The Bank of Canada’s latest Business Outlook Survey reveals a cautiously optimistic outlook among Canadian firms. Released on January 20, 2025, the report shows businesses expect improved sales and demand in the coming year. This positive sentiment stems largely from recent interest rate cuts by the central bank.
Companies anticipate stronger sales growth, driven by lower borrowing costs and rising consumer confidence. The business outlook indicator improved to -1.18, its best reading in five quarters. This marks a gradual recovery in business sentiment, though it remains below average levels.
Firms’ investment intentions have become more widespread, rising above historical averages. Many businesses plan to resume previously delayed investment projects. Lower financing costs and improving demand outlooks contribute to this renewed focus on capital expenditures.

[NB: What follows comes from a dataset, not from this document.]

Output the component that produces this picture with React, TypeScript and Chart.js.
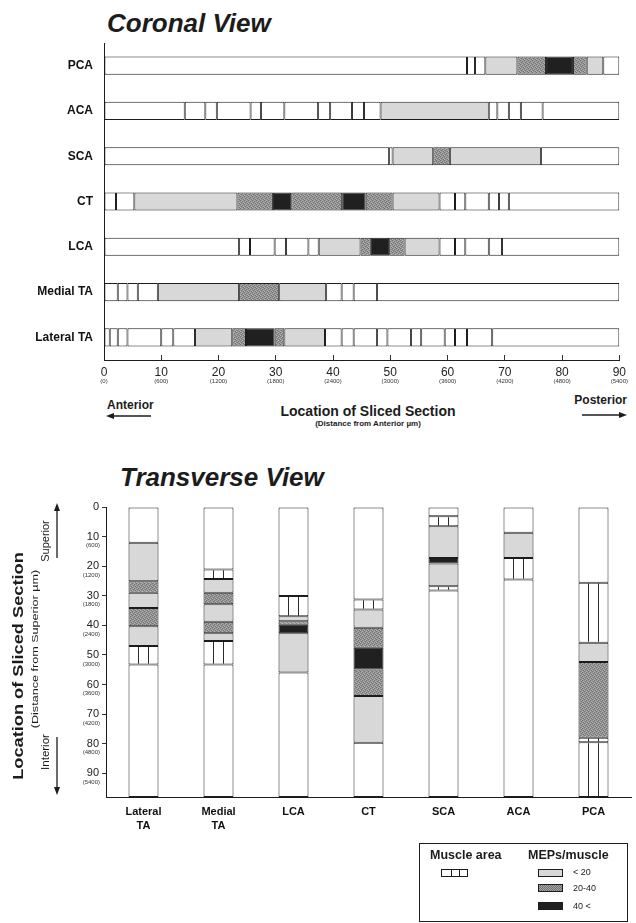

However, uncertainty looms over potential U.S. trade measures. A separate survey found 40% of firms expect negative effects from new U.S. policies. Many anticipate higher input costs due to possible trade tensions. This concern is tempering some companies’ investment plans.
cThe energy sector stands out as particularly robust. Oil and gas producers expect production and investment to rise in 2025. New export infrastructure, including the Trans Mountain Expansion pipeline, supports this positive outlook.
Labor market conditions continue to ease. Fewer firms report binding labor shortages compared to previous quarters. This trend reflects recent weak sales and increased labor supply. Hiring intentions remain modest, with many businesses planning to maintain current staffing levels.
Canadian Firms Optimistic Despite U.S. Trade Concerns
Inflation expectations have risen slightly but remain within the Bank of Canada’s target range. Most firms expect inflation between 2.5% and 3% across all time horizons. Some businesses cite potential U.S. tariffs as a factor influencing their inflation outlook.
The Bank of Canada has cut interest rates by 175 basis points since June 2024. These reductions aim to stimulate the economy and address rising unemployment. The policy rate now stands at 3.25%, down from a two-decade high of 5%.
Overall, the survey paints a picture of gradual economic improvement. Businesses are adapting to changing conditions and looking ahead with cautious optimism. However, external factors, particularly U.S. trade policy, continue to cast a shadow over Canada’s economic landscape.